| Pa. | Nov 14, 1881

Mr. Justice Trunkey

delivered the opinion of the court, November 14th 1881.

Shortly after the note became due the parties agreed that the maker should have the money for ten years from the date of the original loan, June 1st, 1877, at six per centum interest. The note had been and was bearing the same rate. The maker wanted to pay it; the holder wanted him to keep the money, because she could not loan it to the bank or commissioners at that rate, and their negotiations resulted in the agreement for extension of time for payment. What was the consideration in this arrangement? It has been decided, none at all. Partridge v. Partridge, 2 Wr. 78. In that case, before the debt became due, the parties agreed that the time of payment should be extended to certain dates, the money to bear interest at the rate of six per centum per annum, and when due the debtor was to deposit it in specie, in a bank in Pittsburgh, and send the certificate to the creditor, who resided in Ohio. This was held to be nudum pactum, for it was already the contract relation of the parties. Having been made before the debt was due, it was deemed of like effect as if made after, though in many cases a contract m ade before, would be binding, which would not, if made after; as where a creditor, in consideration of the payment of interest in advance, agrees, before the debt has become due, to extend the time for payment.

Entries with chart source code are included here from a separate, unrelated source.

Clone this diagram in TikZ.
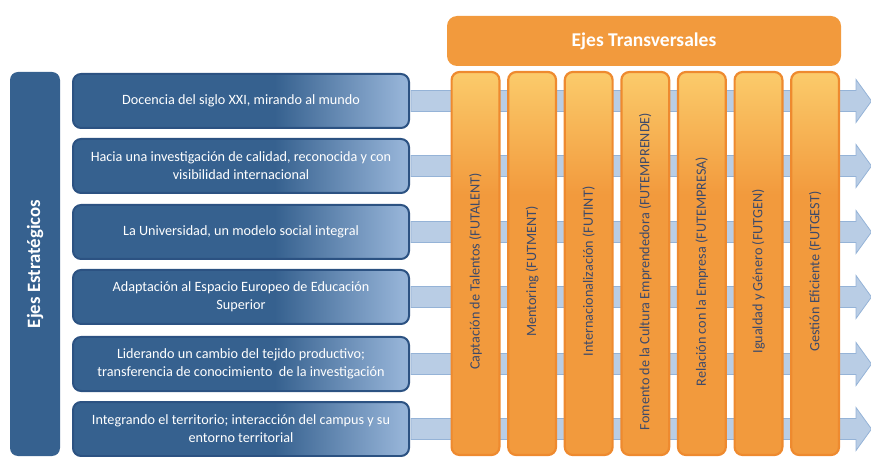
\documentclass[tikz,border=0pt]{standalone}
\usepackage{fontspec}
\setmainfont{Carlito}
\usetikzlibrary{calc}

\definecolor{azul}{HTML}{36618F}
\definecolor{azulborde}{HTML}{2C5282}
\definecolor{azulclaro}{HTML}{95B3D7}
\definecolor{flechafondo}{HTML}{B9CDE5}
\definecolor{flechaborde}{HTML}{95B3D7}
\definecolor{naranja}{HTML}{F29A3D}
\definecolor{naranjaborde}{HTML}{EE8A2F}
\definecolor{amarillo}{HTML}{FBCB6B}
\definecolor{textocol}{HTML}{3D4A6A}

\pgfdeclarehorizontalshading{filaazul}{100bp}{color(0bp)=(azul); color(25bp)=(azul); color(55bp)=(azul); color(74bp)=(azulclaro); color(100bp)=(azulclaro)}
\pgfdeclareverticalshading{colnaranja}{100bp}{color(0bp)=(naranja); color(25bp)=(naranja); color(59bp)=(naranja); color(75bp)=(amarillo); color(100bp)=(amarillo)}

\tikzset{
  fila/.style={draw=azulborde, line width=2pt, rounded corners=8pt, shading=filaazul,
    minimum width=336pt, minimum height=54pt, inner sep=0pt, align=center,
    text=white, font=\fontsize{14.2}{18}\selectfont},
  eje/.style={fill=azul, rounded corners=8pt, rotate=90, minimum width=384pt,
    minimum height=50pt, text=white, font=\fontsize{18.8}{20}\selectfont\bfseries},
  cabecera/.style={fill=naranja, rounded corners=10pt, minimum width=394pt,
    minimum height=50pt, text=white, font=\fontsize{19.5}{22}\selectfont\bfseries},
  columna/.style={draw=naranjaborde, line width=2.2pt, rounded corners=8pt,
    shading=colnaranja, minimum width=47.8pt, minimum height=383pt, inner sep=0pt},
  etiqueta/.style={rotate=90, text=textocol, font=\fontsize{14.2}{16}\selectfont, inner sep=0pt},
  flecha/.style={fill=flechafondo, draw=flechaborde, line width=0.8pt}
}

\begin{document}
\begin{tikzpicture}[x=1pt,y=-1pt]
\useasboundingbox (0,0) rectangle (871,457);

% ejes estrategicos
\node[eje] (estrat) at (35,264) {Ejes Estratégicos};

\node[fila] (r1) at (241,101) {Docencia del siglo XXI, mirando al mundo};
\node[fila] (r2) at (241,166) {Hacia una investigación de calidad, reconocida y con\\visibilidad internacional};
\node[fila] (r3) at (241,232) {La Universidad, un modelo social integral};
\node[fila] (r4) at (241,297) {Adaptación al Espacio Europeo de Educación\\Superior};
\node[fila] (r5) at (241,364) {Liderando un cambio del tejido productivo;\\transferencia de conocimiento\ \ de la investigación};
\node[fila] (r6) at (241,429) {Integrando el territorio; interacción del campus y su\\entorno territorial};

% flechas
\coordinate (fin) at (871.5,0);
\foreach \i in {1,...,6}{
  \coordinate (e\i) at (r\i.east -| fin);
  \filldraw[flecha] ([xshift=1pt,yshift=10.5pt]r\i.east) -- ([xshift=-15.5pt,yshift=10.5pt]e\i)
    -- ([xshift=-15.5pt,yshift=21.5pt]e\i) -- (e\i) -- ([xshift=-15.5pt,yshift=-21.5pt]e\i)
    -- ([xshift=-15.5pt,yshift=-10.5pt]e\i) -- ([xshift=1pt,yshift=-10.5pt]r\i.east) -- cycle;
}

% ejes transversales
\node[cabecera] (transv) at (644,41) {Ejes Transversales};

\foreach \i/\txt in {1/{Captación de Talentos (FUTALENT)},
                     2/{Mentoring (FUTMENT)},
                     3/{Internacionalización (FUTINT)},
                     4/{Fomento de la Cultura Emprendedora (FUTEMPRENDE)},
                     5/{Relación con la Empresa (FUTEMPRESA)},
                     6/{Igualdad y Género (FUTGEN)},
                     7/{Gestión Eficiente (FUTGEST)}}{
  \node[columna] (t\i) at ({475.5+56.6*(\i-1)},263.5) {};
  \node[etiqueta] (l\i) at ([yshift=-8pt]t\i.center) {\txt};
}
\end{tikzpicture}
\end{document}
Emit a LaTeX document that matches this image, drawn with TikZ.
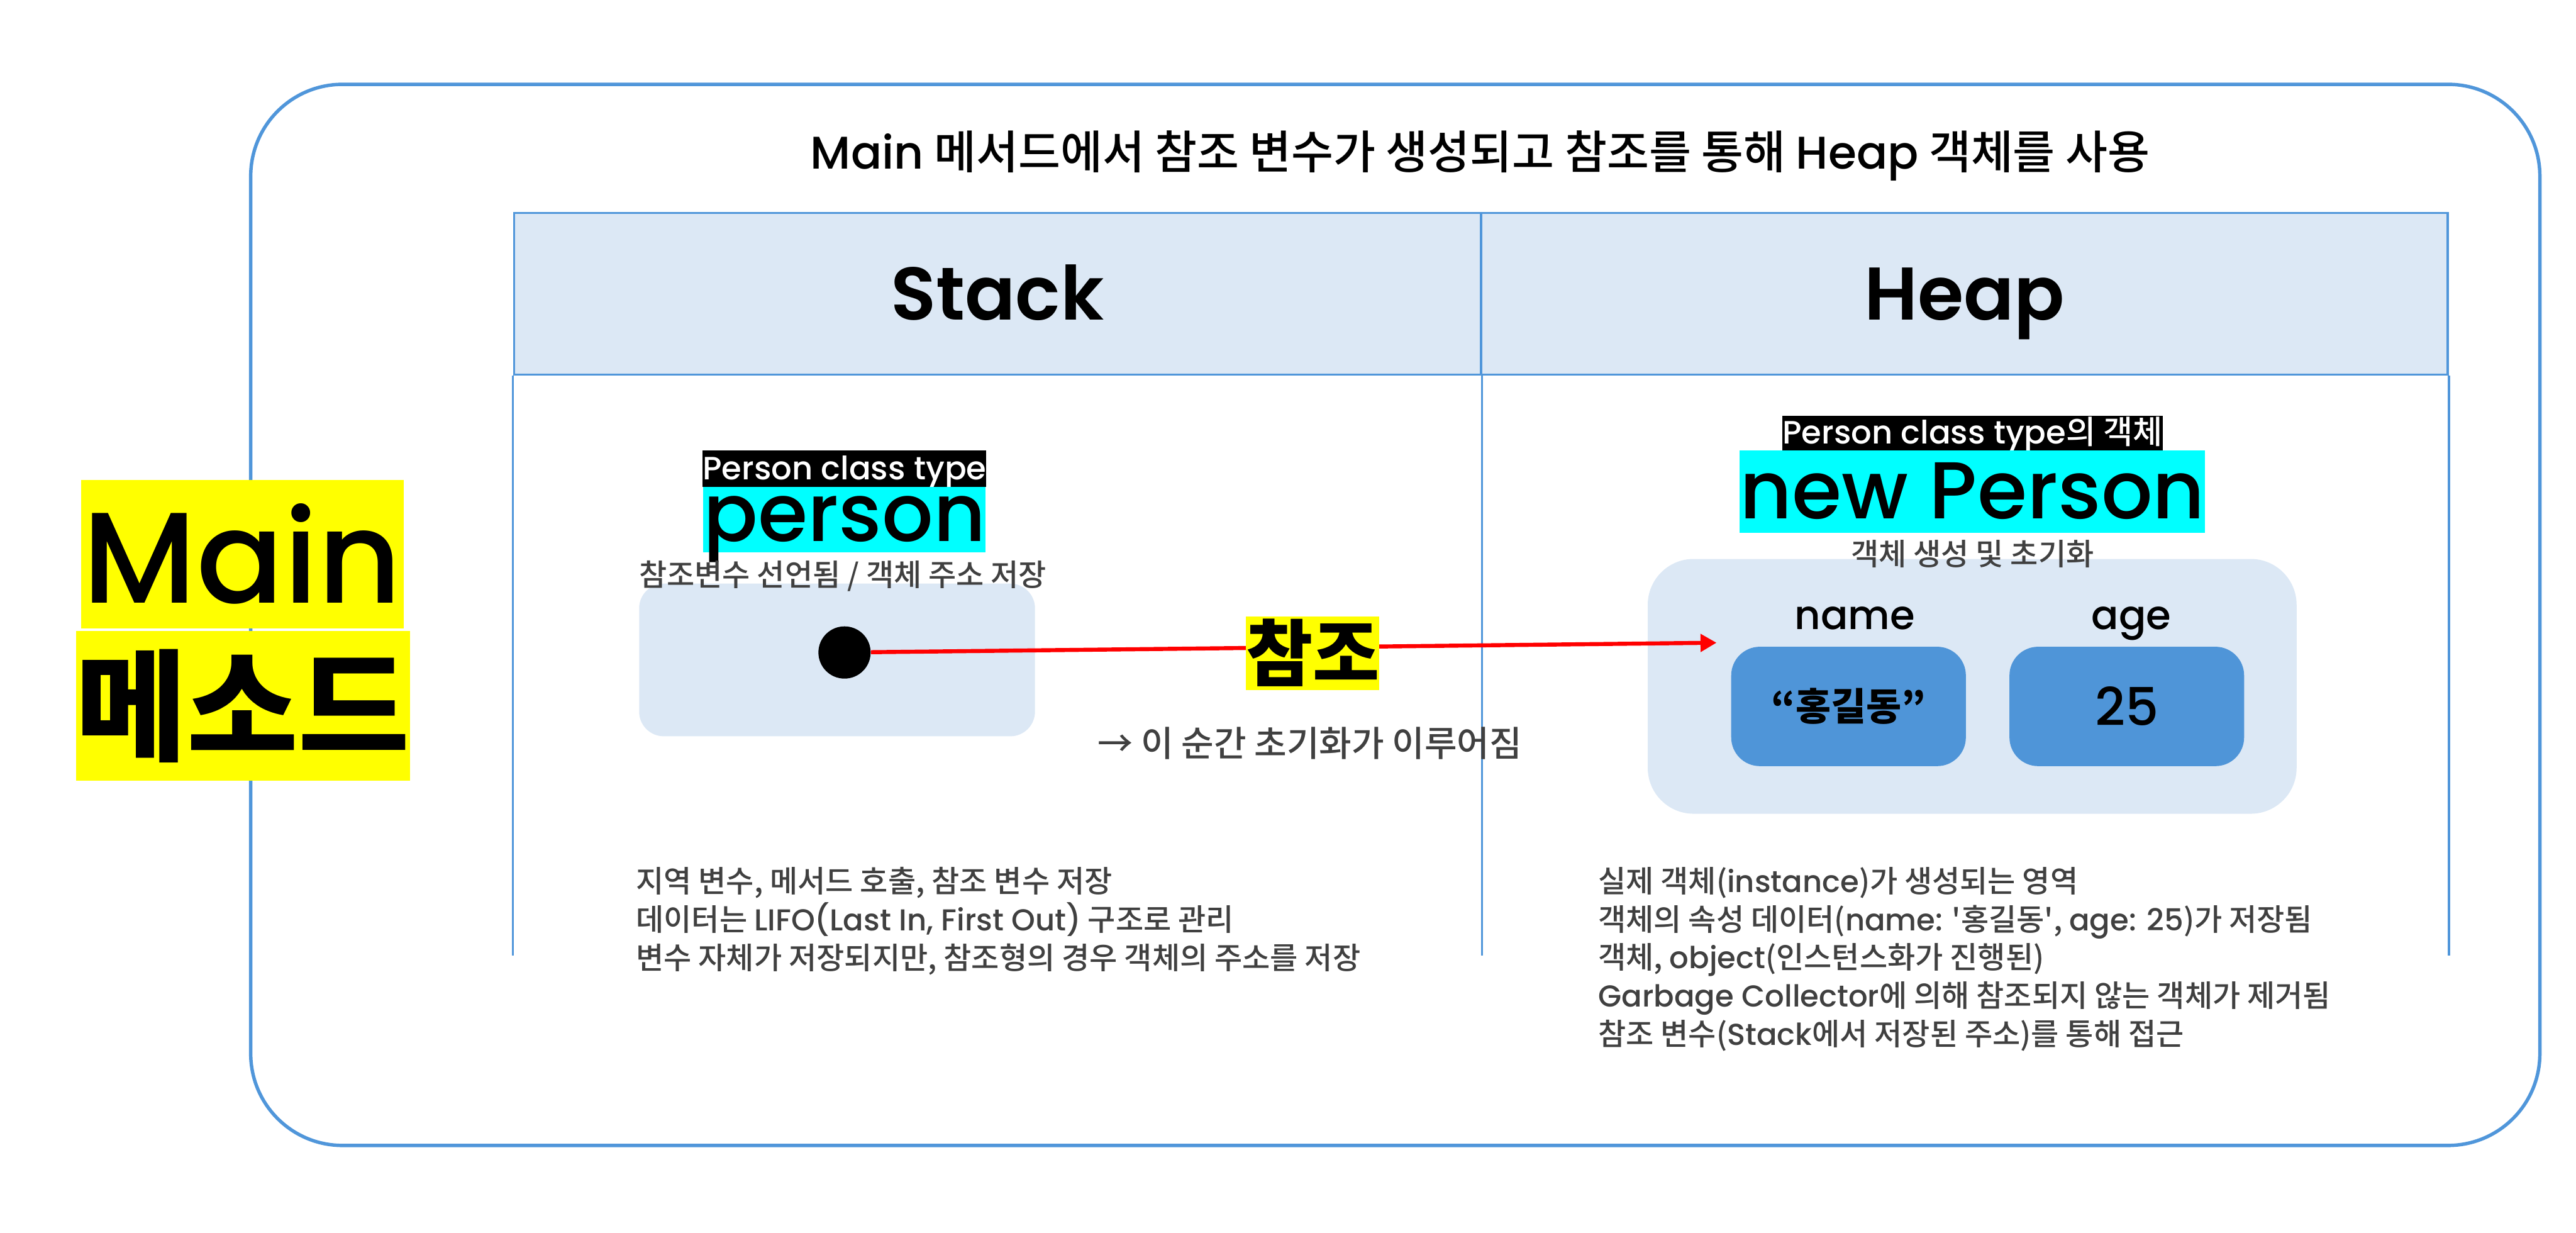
\documentclass[tikz,border=0pt]{standalone}
\usepackage{fontspec}
\setmainfont{Poppins}
\newfontfamily\kr{Noto Sans CJK KR}
\IfFontExistsTF{Noto Sans CJK KR Medium}
  {\newfontfamily\krm{Noto Sans CJK KR Medium}}{\newfontfamily\krm{Noto Sans CJK KR}}
\IfFontExistsTF{Poppins Medium}
  {\newfontfamily\popm{Poppins Medium}}{\newfontfamily\popm{Poppins}}
\IfFontExistsTF{Poppins SemiBold}
  {\newfontfamily\popsb{Poppins SemiBold}}{\newfontfamily\popsb{Poppins}[UprightFont=*-Bold]}
\usepackage{tikz}
\usetikzlibrary{arrows.meta}
\definecolor{frameblue}{HTML}{5096DA}
\definecolor{paleblue}{HTML}{DCE8F5}
\definecolor{boxblue}{HTML}{4F95D8}
\definecolor{txtgray}{HTML}{404040}
\definecolor{hiyellow}{HTML}{FFFF00}
\definecolor{hicyan}{HTML}{00FFFF}

\begin{document}
\begin{tikzpicture}[
    outerframe/.style={draw=frameblue, line width=1.7pt, rounded corners=1.6cm},
    cell/.style={draw=frameblue, line width=1.1pt, fill=paleblue, minimum width=16.85cm,
                 inner sep=0pt, text height=1.863cm, text depth=0.957cm,
                 font=\popsb\fontsize{37}{40}\selectfont},
    colline/.style={draw=frameblue, line width=1.1pt},
    tag/.style={fill=black, text=white, inner sep=0pt, text height=0.51cm, text depth=0.12cm,
                font=\popm\fontsize{16}{19}\selectfont},
    varname/.style={fill=hicyan, inner sep=0pt, font=\popm\fontsize{40}{46}\selectfont},
    caption/.style={text=txtgray, inner sep=0pt, font=\krm\fontsize{15}{18}\selectfont},
    area/.style={fill=paleblue, inner sep=0pt},
    fieldlbl/.style={inner sep=0pt, text height=0.5cm, text depth=0.114cm,
                     font=\popm\fontsize{20}{24}\selectfont},
    field/.style={fill=boxblue, rounded corners=0.5cm, minimum width=4.09cm,
                  minimum height=2.08cm, inner sep=0pt},
    hilite/.style={fill=hiyellow, inner sep=0pt},
    notes/.style={text=txtgray, align=left, inner sep=0pt, anchor=north west,
                  font=\krm\fontsize{15}{19}\selectfont}
  ]
  \useasboundingbox (0,0) rectangle (44.90,21.48);

  % frame and title
  \draw[outerframe] (4.37,1.52) rectangle (44.27,20.01);
  \node[font=\krm\fontsize{22.7}{26}\selectfont] (title) at (25.80,18.76)
    {{\popm Main} 메서드에서 참조 변수가 생성되고 참조를 통해 {\popm Heap} 객체를 사용};

  % table
  \node[cell] (stackhdr) at (17.385,16.36) {Stack};
  \node[cell] (heaphdr) at (34.24,16.36) {Heap};
  \draw[colline] (stackhdr.south west) -- ++(0,-10.10);
  \draw[colline] (stackhdr.south east) -- ++(0,-10.10);
  \draw[colline] (heaphdr.south east) -- ++(0,-10.10);

  % Main label
  \node[hilite, minimum width=5.63cm, minimum height=2.59cm,
        font=\popm\fontsize{64}{72}\selectfont] (mainlbl) at (4.225,11.825) {Main};
  \node[hilite, minimum width=5.81cm, minimum height=2.60cm,
        font=\kr\bfseries\fontsize{60}{66}\selectfont] (methodlbl) at (4.235,9.18) {메소드};

  % stack side
  \node[area, rounded corners=0.43cm, minimum width=6.90cm, minimum height=2.66cm]
    (stackarea) at (14.59,9.98) {};
  \node[tag, minimum width=4.92cm] (ptype) at (14.72,13.315) {Person class type};
  \node[varname, minimum width=4.64cm, text height=0.955cm, text depth=0.185cm]
    (pvar) at (14.72,12.43) {person};
  \node[caption] (pcap) at (14.69,11.44) {참조변수 선언됨 / 객체 주소 저장};
  \node[circle, fill=black, inner sep=0pt, minimum size=0.91cm] (dot) at (14.72,10.11) {};

  % heap side
  \node[area, rounded corners=0.8cm, minimum width=11.31cm, minimum height=4.44cm]
    (heaparea) at (34.375,9.52) {};
  \node[tag, minimum width=6.44cm, text height=0.485cm, text depth=0.115cm] (otype)
    at (34.38,13.93) {Person class type{\krm 의 객체}};
  \node[varname, minimum width=7.82cm, text height=1.19cm, text depth=0.24cm]
    (newp) at (34.38,12.915) {new Person};
  \node[caption] (ocap) at (34.38,11.83) {객체 생성 및 초기화};
  \node[fieldlbl] (namelbl) at (32.33,10.70) {name};
  \node[fieldlbl] (agelbl) at (37.15,10.70) {age};
  \node[field, font=\kr\bfseries\fontsize{19}{24}\selectfont] (namebox) at (32.22,9.17) {“홍길동”};
  \node[field, font=\popm\fontsize{26}{30}\selectfont] (agebox) at (37.07,9.17) {25};

  % reference arrow
  \coordinate (refend) at (29.92,10.28);
  \draw[red, line width=2pt, -{Triangle[length=0.28cm,width=0.30cm]}] (dot) -- (refend);
  \node[hilite, minimum width=2.24cm, minimum height=1.28cm,
        font=\kr\bfseries\fontsize{36}{40}\selectfont] (reflbl) at (22.88,10.10) {참조};
  \node[caption, anchor=west, font=\krm\fontsize{17.5}{20}\selectfont] (initnote) at (19.13,8.53)
    {→ 이 순간 초기화가 이루어짐};

  % notes
  \node[notes] (stacknote) at (11.08,6.38)
    {지역 변수, 메서드 호출, 참조 변수 저장\\
     데이터는 {\popm LIFO(Last In, First Out)} 구조로 관리\\
     변수 자체가 저장되지만, 참조형의 경우 객체의 주소를 저장};
  \node[notes] (heapnote) at (27.85,6.38)
    {실제 객체({\popm instance})가 생성되는 영역\\
     객체의 속성 데이터({\popm name:} \textquotesingle 홍길동\textquotesingle, {\popm age: 25})가 저장됨\\
     객체, {\popm object}(인스턴스화가 진행된)\\
     {\popm Garbage Collector}에 의해 참조되지 않는 객체가 제거됨\\
     참조 변수({\popm Stack}에서 저장된 주소)를 통해 접근};
\end{tikzpicture}
\end{document}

Payment of usury, after the maturity of a note, is a payment which may be applied on the debt, which payment the debtor was under obligation to make, and therefore is not a consideration for a contract; but payment of part of a debt, before due, is a consideration sufficient to support a contract to give time: Hartman v. Danner, 24 P. F. S. 36. Where lawful interest, together with usurious, was paid on a debt past due, it was not a consideration for a new contract as to time of payment of the debt: Shaffer v. Clark, 9 Nor. 94. These cases rest on a similar principle as Partridge v. Partridge, supra, namely, that a promise to pay the legal rate of interest made before a debt becomes due, or after, or a part payment of an overdue debt, is not a good consideration for a contract to forbear to sue.

The cases relied on by the defendant do not apply to a loan *37or obligation for the payment of money. When the time in a contract for the delivery and purchase of goods, before breach, is extended, the mutual promises to deliver and accept and pay, are sufficient consideration for a new contract: Carrier v. Dilworth, 9 P. F. S. 406; McNish v. Reynolds, 10 W. N. C. 26. So, when there is a lease by the year, and before the end of the year the lessor and lessee agree to change the time of payment of tiie rent from the beginning to the end of the month for the next year, the new agreement is valid: Wilgus v. Whitehead, 8 Nor. 131. In these and similar cases the change involves some advantage to one party or disadvantage to the other; and often, if such new agreement were void, one party could mislead the other into a breach of his contract, greatly to his injury.

Wo are of opinion that the defendant’s affidavits set out no legal defence and are insufficient.

The record is remitted with directions to the court below to enter judgment against the defendant for such sum as to right and justice may belong, unless other legal or equitable cause be shown to the court why such judgment should not be entered.